Accessible doesn't include me

I don't have a choice of always watching, always being on alert. I don't have the choice of always making myself aware of everything going on around me, no matter how many spoons it is costing.

I don't have a choice, except to be on high alert, or to find one of few close people who will watch out for me, warn me, and take on the burden, exhausting themselves in order to make an experience easier for me. Only in those situations, can I let my guard down, letting myself down to low alert, and even then, I must pay attention always.

I don't have a choice, for things happen fast, and I need to react. If I don't, I am the one paying for what others are doing. I am the one spending days in pain, losing the ability to do things as simple as eat or sleep, see or balance enough to take a step forward. I am the one thrown into pain as my brain breaks into migraine day after day, because of what happens around me. I am the one who has to try to keep myself safe, because I cannot trust that I will be safe in the migraine, cannot trust others will help, and cannot trust that others will do a thing to prevent the migraine from setting in.

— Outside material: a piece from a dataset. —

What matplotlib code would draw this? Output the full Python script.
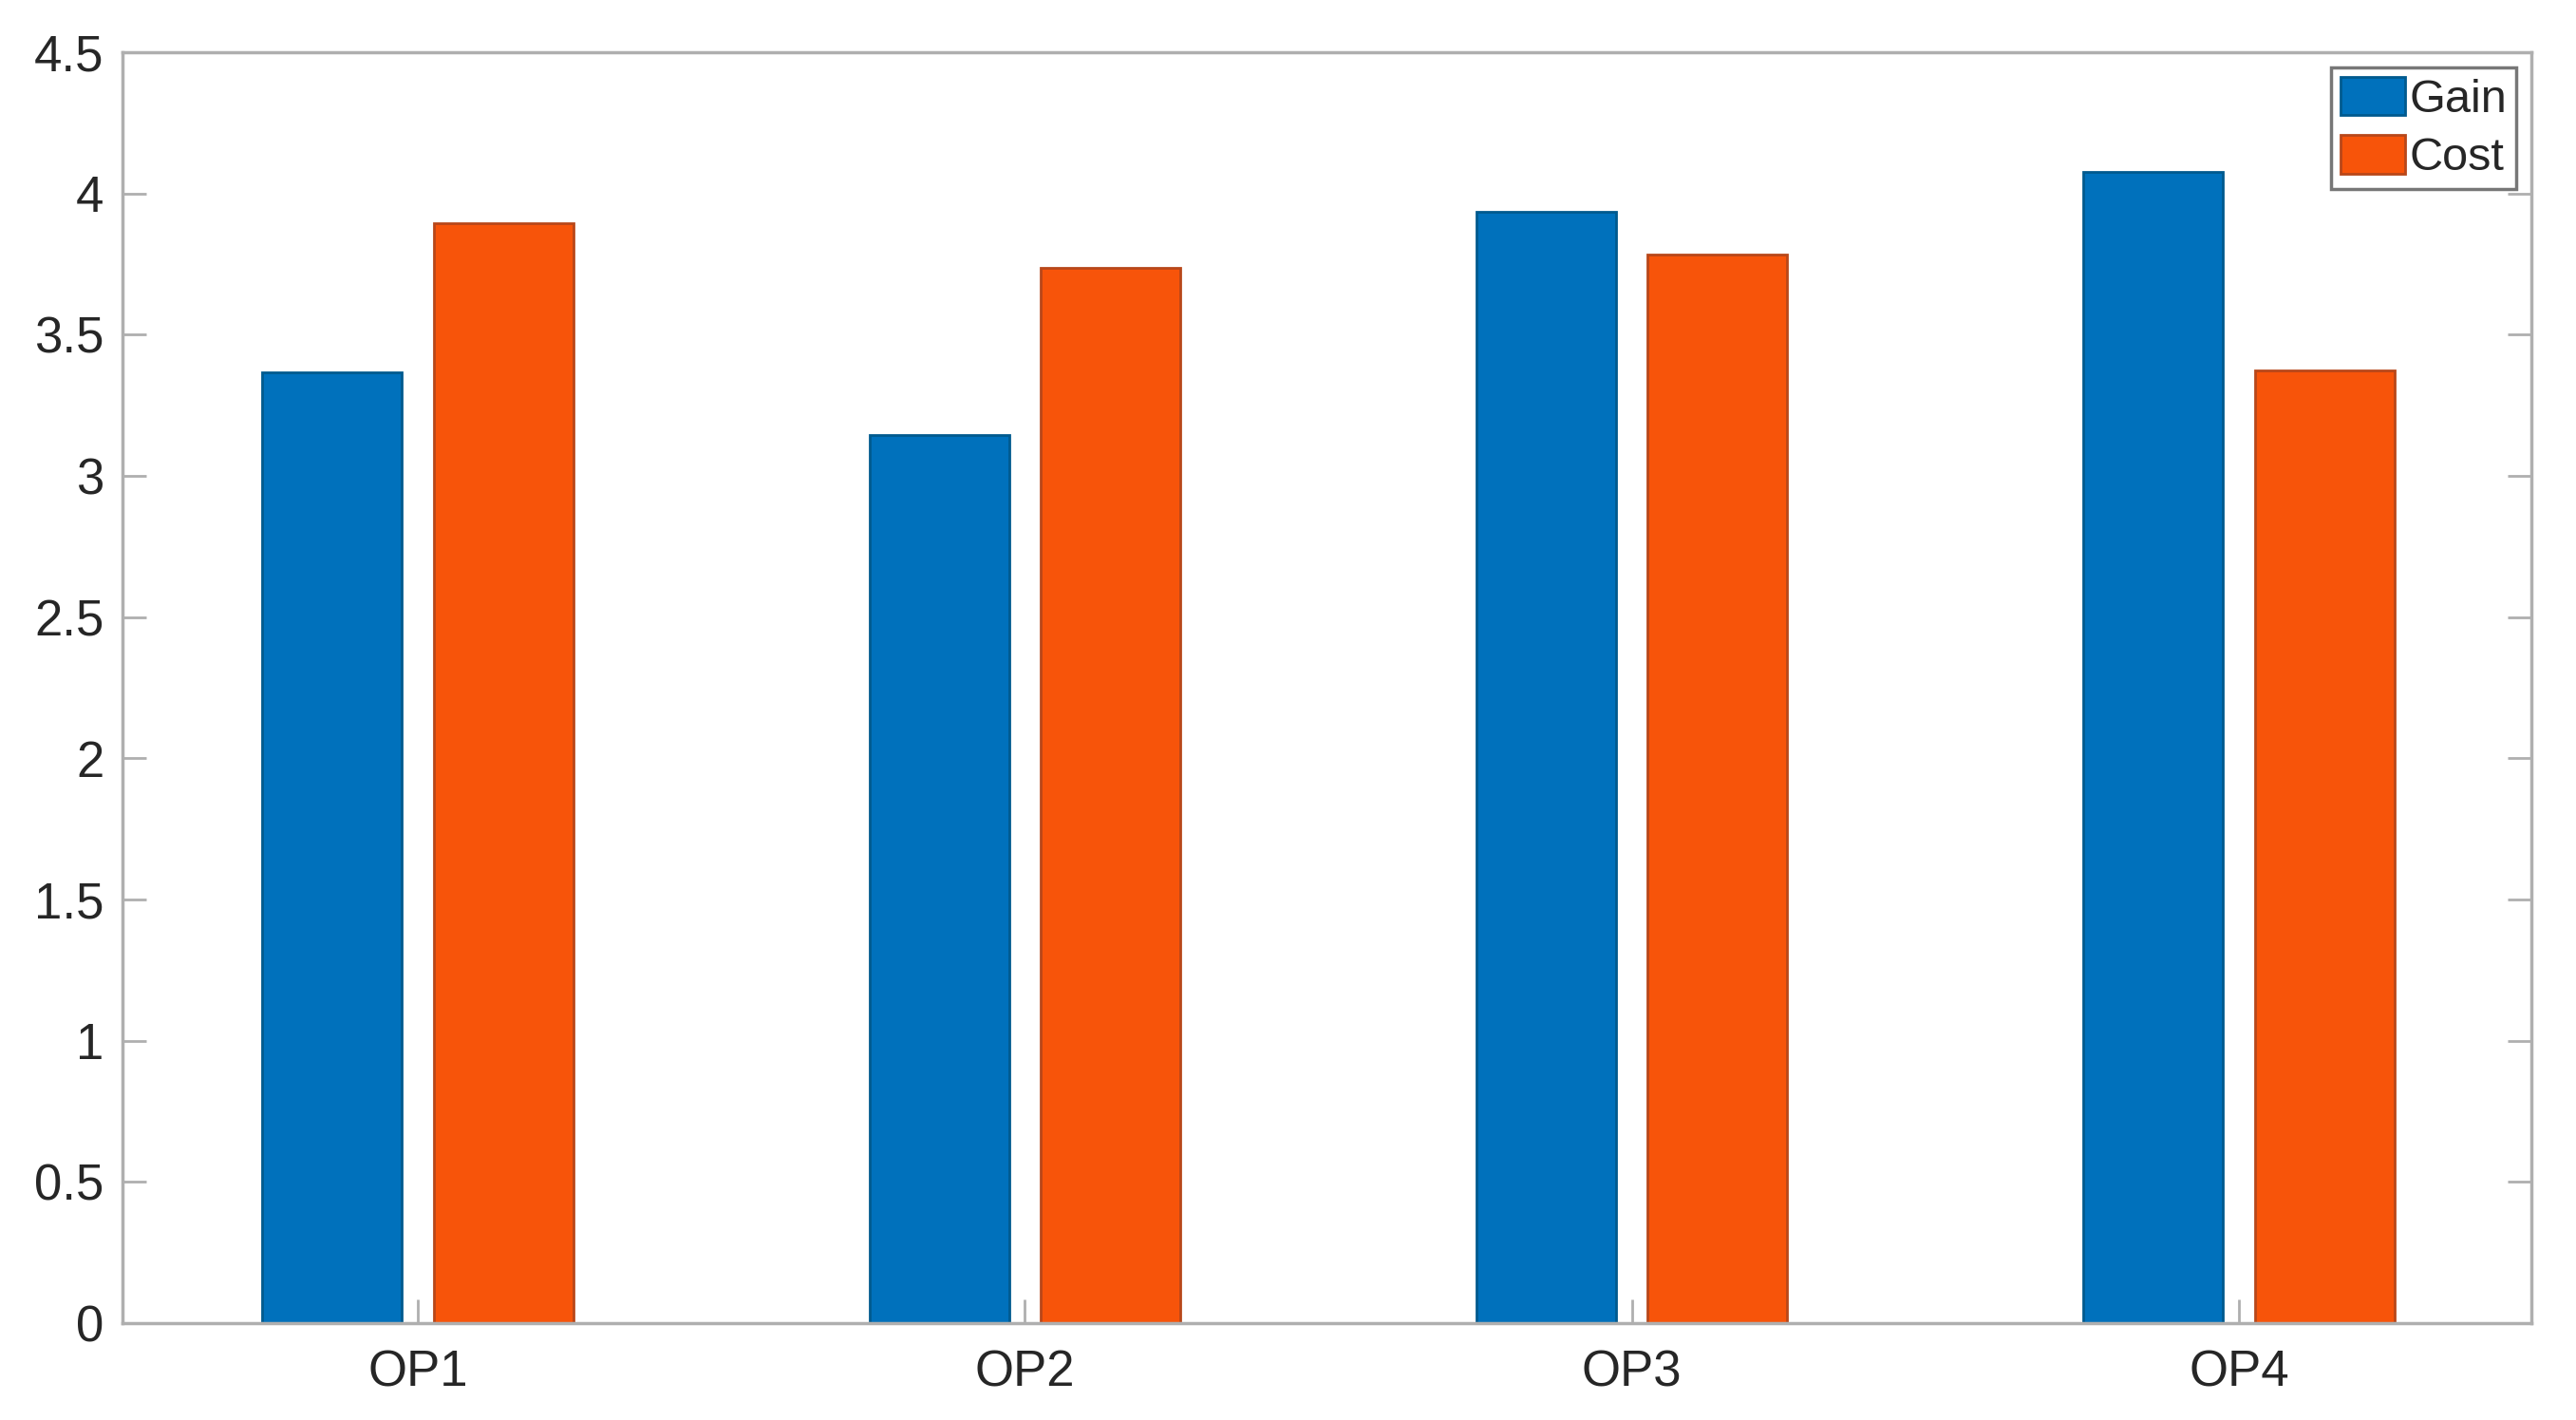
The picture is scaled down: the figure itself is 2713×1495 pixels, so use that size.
import matplotlib
matplotlib.use("Agg")
import matplotlib.pyplot as plt
import numpy as np

categories = ["OP1", "OP2", "OP3", "OP4"]
gain = [3.365, 3.146, 3.935, 4.077]
cost = [3.895, 3.737, 3.784, 3.375]
yticks = [0, 0.5, 1, 1.5, 2, 2.5, 3, 3.5, 4, 4.5]
ytick_labels = ["0", "0.5", "1", "1.5", "2", "2.5", "3", "3.5", "4", "4.5"]

plt.rcParams['font.family'] = ['Liberation Sans', 'DejaVu Sans']

fig = plt.figure(figsize=(27.13, 14.95), dpi=100)
ax = fig.add_axes([0.04755, 0.0682, 0.9827 - 0.04755, 0.9632 - 0.0682])

x = np.arange(1, len(categories) + 1)
w = 0.23
off = 0.141
ax.bar(x - off, gain, width=w, color='#0071BC', edgecolor='#005A8E', linewidth=2, label='Gain')
ax.bar(x + off, cost, width=w, color='#F7540A', edgecolor='#B8471A', linewidth=2, label='Cost')

ax.set_xlim(0.5135, 4.482)
ax.set_ylim(0, 4.5)
ax.set_xticks(x)
ax.set_xticklabels(categories)
ax.set_yticks(yticks)
ax.set_yticklabels(ytick_labels)

axcol = '#AFAFAF'
for s in ax.spines.values():
    s.set_color(axcol)
    s.set_linewidth(2.5)
ax.tick_params(axis='both', direction='in', length=18, width=2, color=axcol,
               labelsize=38, labelcolor='#262626')
ax.tick_params(axis='y', right=True, pad=14)
ax.tick_params(axis='x', top=False, pad=20)

leg = ax.legend(loc='upper right', fontsize=35, frameon=True, fancybox=False,
                handlelength=1.4, handleheight=0.9, handletextpad=0.1,
                borderpad=0.2, labelspacing=0.3, borderaxespad=0.33)
leg.get_frame().set_edgecolor('#555555')
leg.get_frame().set_linewidth(2.5)
for t in leg.get_texts():
    t.set_color('#262626')

fig.savefig("out.png", dpi=100)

It doesn't matter how accessible a place is. Accessibility doesn't mean me. It doesn't mean someone for whom the smell of perfume will near instantly change whether or not they can be in a space. It doesn't mean someone for whom someone sitting next to them after smoking, is a way to question chance only about how bad the migraine gets based on how fast they escape, not even a question of whether it occurs.

It doesn't mean someone for whom the lighting, the sounds, every one of those things, are more ways to chance what is going to happen. More ways that already affect what is going on, how well they can speak, or recognize faces, or navigate space.

Accessibility doesn't mean including someone for whom you need to control the environment. We have to take care of ourselves. We have to watch out and protect ourselves.

I'm lucky this isn't life or death for me. Other people are not, and can literally die because of the accessibility challenges that I see every time I go anywhere. (I'm so glad I don't have seizures.) In either case, accessibility should not be limited to ramps and CART. Accessibility should include me even though it isn't life or death. It should include people for whom it IS life or death for. But in both cases, if the environment matters, it doesn't.